If you are looking for somewhere to volunteer or a way to give back to the community, teaching at the Kachin Refugee school is a perfect way to do so. This school needs several teachers for a wide variety of subjects. Any help they can get would be greatly appreciated.
A couple of months ago I was talking with a friend and she mentioned she was going to start volunteering at a school for Myanmar refugees. I was intrigued because my brother had taught English in an orphanage in Thailand several summers ago and I’d wanted to do that while I was here in Malaysia, but had not had much luck searching the internet or asking around about orphanages. When Ginnie mentioned the refugee school and that they needed teachers, I jumped at the chance to learn more about the school and how I could help.
This school is called Kachin School Bukit Bintang. It is for children who are refugees from the violence in Myanmar. Many of these children have a strong desire to learn and want to know all you have to teach them. One of the girls I teach wants to be a doctor, another wants to be a scientist and the boy in one of my classes wants to be an engineer. These kids are smart and learn fast. They just need someone to guide them and help them to understand different subjects in English.
The school is mostly run by volunteers and teaches a wide range of school subjects that are important for the children to learn in order to attend higher-learning facilities in the United States, Australia and the United Kingdom. The kids need to learn math, science, social studies, and English. Textbooks for each subject are provided.
One of the refugee schools is located inside the KL Baptist Church in Bukit Bintang. The physical address is:
70 Changkat Bukit Bintang
50200 Kuala Lumpur
If you take public transit, take the monorail to Bukit Bintang, walk around the corner by the police tent, pass Bukit Bintang Plaza and cross at the first street on your right. Walk down that street and at the first intersection the church will be on your right. It takes less than 5 minutes to walk from the monorail to the church.
Most of the classes take place on the second floor in a large meeting room.
The second location is in Setepak, Genting Klang. I don’t have the exact address for that yet, but I’m working on it. Once I get it I’ll post the address and directions on how to get there.
The schools are open from 9:00am until 3:30pm. They have updated their class schedule and I’m working on getting a copy of that, too. Mine was from 2013 and since they’ve changed the school hours until morning, it’s no longer valid.
Classes taught are:
These children are in Malaysia as refugees and because of politics here in Malaysia, they do not have access to education. Without the help of volunteers willing to teach these classes, the refugee children will not have the education they need to succeed in improving their lives.
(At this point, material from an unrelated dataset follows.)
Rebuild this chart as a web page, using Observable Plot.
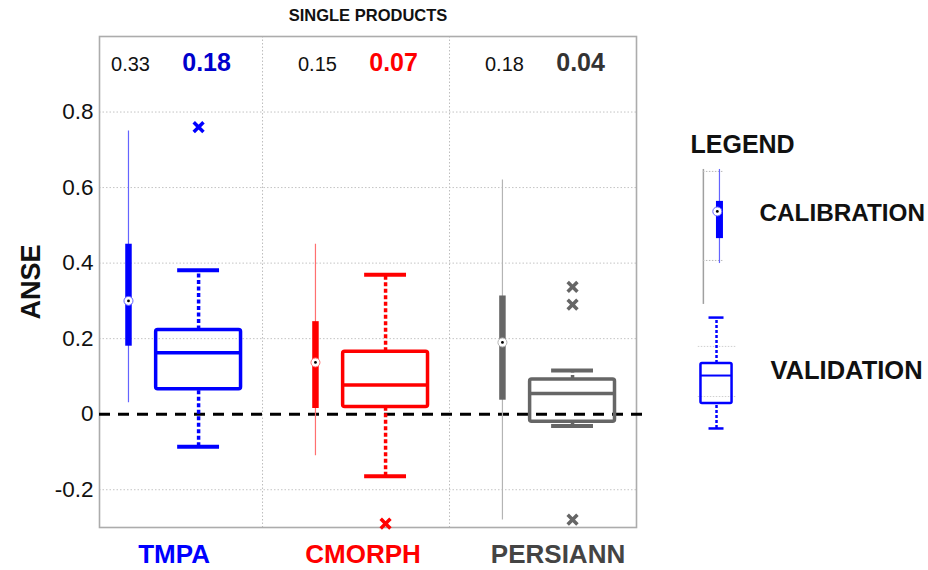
<!DOCTYPE html>
<html>
<head>
<meta charset="utf-8">
<script src="https://cdn.jsdelivr.net/npm/d3@7"></script>
<script src="https://cdn.jsdelivr.net/npm/@observablehq/plot@0.6"></script>
<style>
  html, body { margin: 0; padding: 0; background: #fff; }
  #chart { display: flex; width: 928px; height: 570px; }
</style>
</head>
<body>
<div id="chart"></div>
<script>
// Products compared and their colours
const products = ["TMPA", "CMORPH", "PERSIANN"];
const productColors = ["#0000ff", "#ff0000", "#666666"];
const whiskerColors = ["#6464ff", "#ff7070", "#b4b4b4"];
const nameColors = ["#0000ff", "#ff0000", "#444444"];

// Scores printed at the top of each panel (calibration, validation)
const calScore = [0.33, 0.15, 0.18];
const valScore = [0.18, 0.07, 0.04];
const valScoreColors = ["#0000cc", "#ff0000", "#333333"];

// Calibration period: ANSE distribution
const calMin = [0.03, -0.11, -0.28];
const calQ1 = [0.18, 0.015, 0.037];
const calMedian = [0.30, 0.137, 0.19];
const calQ3 = [0.45, 0.245, 0.313];
const calMax = [0.75, 0.45, 0.62];

// Validation period: ANSE box plots
const valLow = [-0.086, -0.164, -0.031];
const valQ1 = [0.066, 0.019, -0.02];
const valMedian = [0.163, 0.077, 0.055];
const valQ3 = [0.223, 0.165, 0.092];
const valHigh = [0.381, 0.369, 0.116];

// Validation outliers
const outlierProduct = ["TMPA", "CMORPH", "PERSIANN", "PERSIANN", "PERSIANN"];
const outlierValue = [0.76, -0.29, 0.337, 0.29, -0.279];

const yTicks = [-0.2, 0, 0.2, 0.4, 0.6, 0.8];

// Legend sample glyphs (values on the legend's own 0..1 scale)
const legendCalRange = [0.486, 0.968];
const legendCal = {lo: 0.632, q1: 0.721, med: 0.818, q3: 0.854, hi: 0.968};
const legendCalStubs = [0.961, 0.643];
const legendVal = {lo: 0.043, q1: 0.132, med: 0.232, q3: 0.275, hi: 0.439};
const legendValStubs = [0.336, 0.157];

// Layout of the positions within each product panel
const CAL_OFFSET = -0.217;
const VAL_OFFSET = 0.158;
const BOX_HALF = 0.227;
const CAP_HALF = 0.112;
const X_DOMAIN = [0.628, products.length + 0.5];
const NAME_SHIFT = [5, 7, 15]; // horizontal nudge (px) of the product names

const groups = products.map((p, i) => ({
  product: p,
  idx: i + 1,
  calX: i + 1 + CAL_OFFSET,
  valX: i + 1 + VAL_OFFSET,
  color: productColors[i],
  thin: whiskerColors[i],
  nameColor: nameColors[i],
  calScore: calScore[i],
  valScore: valScore[i],
  valScoreColor: valScoreColors[i],
  calMin: calMin[i], calQ1: calQ1[i], calMedian: calMedian[i], calQ3: calQ3[i], calMax: calMax[i],
  valLow: valLow[i], valQ1: valQ1[i], valMedian: valMedian[i], valQ3: valQ3[i], valHigh: valHigh[i]
}));

const outliers = outlierProduct.map((p, k) => {
  const i = products.indexOf(p);
  return {x: i + 1 + VAL_OFFSET, y: outlierValue[k], color: productColors[i]};
});

const separators = d3.range(1.5, products.length, 1);
const FONT = "'Liberation Sans', Arial, Helvetica, sans-serif";

const main = Plot.plot({
  width: 660,
  height: 570,
  marginLeft: 99,
  marginRight: 24,
  marginTop: 36,
  marginBottom: 43,
  style: {fontFamily: FONT, background: "white", overflow: "visible"},
  x: {domain: X_DOMAIN, axis: null},
  y: {domain: [-0.3, 1.0], axis: null},
  color: {type: "identity"},
  marks: [
    // dotted grid
    Plot.ruleY(yTicks.filter(t => t !== 0), {stroke: "#c4c4c4", strokeWidth: 1, strokeDasharray: "1.5,2"}),
    Plot.ruleX(separators, {stroke: "#bdbdbd", strokeWidth: 1, strokeDasharray: "1.5,2"}),
    Plot.frame({stroke: "#acacac", strokeWidth: 1.6}),
    // zero reference
    Plot.ruleY([0], {x1: X_DOMAIN[0], x2: X_DOMAIN[1] + 0.05, stroke: "#000", strokeWidth: 3, strokeDasharray: "11,8"}),

    // calibration: full range, interquartile bar, median marker
    Plot.ruleX(groups, {x: "calX", y1: "calMin", y2: "calMax", stroke: "thin", strokeWidth: 1.2}),
    Plot.ruleX(groups, {x: "calX", y1: "calQ1", y2: "calQ3", stroke: "color", strokeWidth: 6.5}),
    Plot.dot(groups, {x: "calX", y: "calMedian", r: 4.5, fill: "white", stroke: "thin", strokeWidth: 1}),
    Plot.dot(groups, {x: "calX", y: "calMedian", r: 1.4, fill: "black"}),

    // validation: whiskers, caps, box, median
    Plot.ruleX(groups, {x: "valX", y1: "valQ3", y2: "valHigh", stroke: "color", strokeWidth: 3.5, strokeDasharray: "4,2.5"}),
    Plot.ruleX(groups, {x: "valX", y1: "valLow", y2: "valQ1", stroke: "color", strokeWidth: 3.5, strokeDasharray: "4,2.5"}),
    Plot.ruleY(groups, {y: "valHigh", x1: d => d.valX - CAP_HALF, x2: d => d.valX + CAP_HALF, stroke: "color", strokeWidth: 4}),
    Plot.ruleY(groups, {y: "valLow", x1: d => d.valX - CAP_HALF, x2: d => d.valX + CAP_HALF, stroke: "color", strokeWidth: 4}),
    Plot.rect(groups, {x1: d => d.valX - BOX_HALF, x2: d => d.valX + BOX_HALF, y1: "valQ1", y2: "valQ3", fill: "none", stroke: "color", strokeWidth: 3.5, rx: 2}),
    Plot.ruleY(groups, {y: "valMedian", x1: d => d.valX - BOX_HALF, x2: d => d.valX + BOX_HALF, stroke: "color", strokeWidth: 3.5}),
    Plot.dot(outliers, {x: "x", y: "y", symbol: "times", r: 4.5, stroke: "color", strokeWidth: 3.5}),

    // scores at the top of each panel
    Plot.text(groups, {x: "calX", text: d => d.calScore.toFixed(2), frameAnchor: "top", lineAnchor: "middle", dx: 2, dy: 28, fontSize: 20, fill: "#111"}),
    Plot.text(groups, {x: "valX", text: d => d.valScore.toFixed(2), frameAnchor: "top", lineAnchor: "middle", dx: 8, dy: 26, fontSize: 25, fontWeight: "bold", fill: "valScoreColor"}),

    // product names
    ...groups.map((g, i) => Plot.text([g], {x: "idx", text: "product", frameAnchor: "bottom", lineAnchor: "middle", dx: NAME_SHIFT[i], dy: 27, fontSize: 26, fontWeight: "bold", fill: "nameColor"})),

    // y axis
    Plot.axisY(yTicks, {tickSize: 0, tickPadding: 6, fontSize: 22.5, fill: "#111", tickFormat: d => String(d), label: null}),
    Plot.text(["ANSE"], {frameAnchor: "left", textAnchor: "middle", lineAnchor: "middle", dx: -68, rotate: -90, fontSize: 27, fontWeight: "bold", fill: "#111"}),
    Plot.text(["SINGLE PRODUCTS"], {frameAnchor: "top", lineAnchor: "middle", dy: -21, fontSize: 16.5, fontWeight: "bold", fill: "#111"})
  ]
});

// Legend panel with sample glyphs
const LX = {gray: 0.160, cal: 0.220, val: 0.209, boxHalf: 0.058, capHalf: 0.028};
const legend = Plot.plot({
  width: 268,
  height: 570,
  marginLeft: 0,
  marginRight: 0,
  marginTop: 160,
  marginBottom: 130,
  style: {fontFamily: FONT, background: "white", overflow: "visible"},
  x: {domain: [0, 1], axis: null},
  y: {domain: [0, 1], axis: null},
  marks: [
    Plot.ruleX([LX.gray], {y1: legendCalRange[0], y2: legendCalRange[1], stroke: "#a0a0a0", strokeWidth: 1.5}),
    Plot.ruleY(legendCalStubs, {x1: LX.gray, x2: LX.cal + 0.015, stroke: "#b8b8b8", strokeDasharray: "1.5,1.5"}),
    Plot.ruleX([LX.cal], {y1: legendCal.lo, y2: legendCal.hi, stroke: "#6464ff", strokeWidth: 1.2}),
    Plot.ruleX([LX.cal], {y1: legendCal.q1, y2: legendCal.q3, stroke: "#0000ff", strokeWidth: 7}),
    Plot.dot([legendCal.med], {x: LX.cal - 0.008, y: d => d, r: 4.5, fill: "white", stroke: "#6464ff", strokeWidth: 1}),
    Plot.dot([legendCal.med], {x: LX.cal - 0.008, y: d => d, r: 1.4, fill: "black"}),

    Plot.ruleY(legendValStubs, {x1: LX.val - 0.068, x2: LX.val + 0.072, stroke: "#cfcfcf", strokeDasharray: "1.5,1.5"}),
    Plot.ruleX([LX.val], {y1: legendVal.q3, y2: legendVal.hi, stroke: "#0000ff", strokeWidth: 2.5, strokeDasharray: "3,2"}),
    Plot.ruleX([LX.val], {y1: legendVal.lo, y2: legendVal.q1, stroke: "#0000ff", strokeWidth: 2.5, strokeDasharray: "3,2"}),
    Plot.ruleY([legendVal.hi, legendVal.lo], {x1: LX.val - LX.capHalf, x2: LX.val + LX.capHalf, stroke: "#0000ff", strokeWidth: 2.5}),
    Plot.rect([legendVal], {x1: LX.val - LX.boxHalf, x2: LX.val + LX.boxHalf, y1: "q1", y2: "q3", fill: "none", stroke: "#0000ff", strokeWidth: 2.5, rx: 1.5}),
    Plot.ruleY([legendVal.med], {x1: LX.val - LX.boxHalf, x2: LX.val + LX.boxHalf, stroke: "#0000ff", strokeWidth: 2}),

    Plot.text(["LEGEND"], {frameAnchor: "top-left", lineAnchor: "middle", dx: 30, dy: -16, textAnchor: "start", fontSize: 25, fontWeight: "bold", fill: "#111"}),
    Plot.text(["CALIBRATION"], {frameAnchor: "top-left", lineAnchor: "middle", dx: 99, dy: 53, textAnchor: "start", fontSize: 24.3, fontWeight: "bold", fill: "#111"}),
    Plot.text(["VALIDATION"], {frameAnchor: "top-left", lineAnchor: "middle", dx: 110, dy: 210, textAnchor: "start", fontSize: 25.5, fontWeight: "bold", fill: "#111"})
  ]
});

const chart = document.getElementById("chart");
chart.append(main, legend);
</script>
</body>
</html>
Even if you only have time for one class, that one class will greatly benefit from the time you offer them.
If you wish to take advantage of this opportunity to help refugee children better themselves and be more prepared for their futures in foreign countries, you can email a school official HERE or go to the school office at No.66, Jalan Rembia, off Changkat Bukit Bintang, 50200, KL to speak with a teacher or you can call Sam at 012-609-0829.
The best option is to go to the school or the school office and speak with a teacher since they are all usually pretty busy.
If you are like me and teaching makes you nervous, do not worry. These classes are mostly very small. My first class had five students and my second class had four. The kids sit at a table facing a white board and you can either stand and teach or sit and teach. I alternate, depending on how I’ve set up the lesson for that day.
If you have classes back-to-back, all you do is just walk over to another table when your first class is over and there is your next class. The kids just stay together in their groups at whichever table they’ve been assigned and the teachers rotate. I think this is easier for the kids since teachers come on go fairly regularly.
Another benefit is that textbooks are provided for every subject. The teacher gets the same textbook as the students, so you can read along with them and have an easier time referencing teaching material. Since I’m no biology major, I find it very helpful that the answers are in the back of the book, so I don’t ever have to worry about giving the kids the wrong answer. If I’m unsure, I just pop to the back of the book and make sure the kids have the correct information. I also make worksheets for them from the information in the chapter to fill out in their own words as they read and then go over the answers together as a class to make sure everyone understands the correct answers. I have found this helps pinpoint which pieces of information the kids are understanding and which items need a bit more explaining.
One of the things I was worried about was that the kids would be like typical teenagers who don’t want to be there and don’t listen. These kids are anything but that. These kids are very polite, respectful and follow direction. I was super nervous when I first started, but I really enjoy teaching every week and how nice the kids are. The people who run the school and the kids are all so thankful to have people teaching the classes and they let you know on a regular basis how happy they are to have you. It has been a really great experience that I am very thankful to have had. I wish I was going to be here longer because I already feel sad about leaving, even though I’ll be here another 3-4 months. These kids are really great and you will be very glad that you took the time to teach them.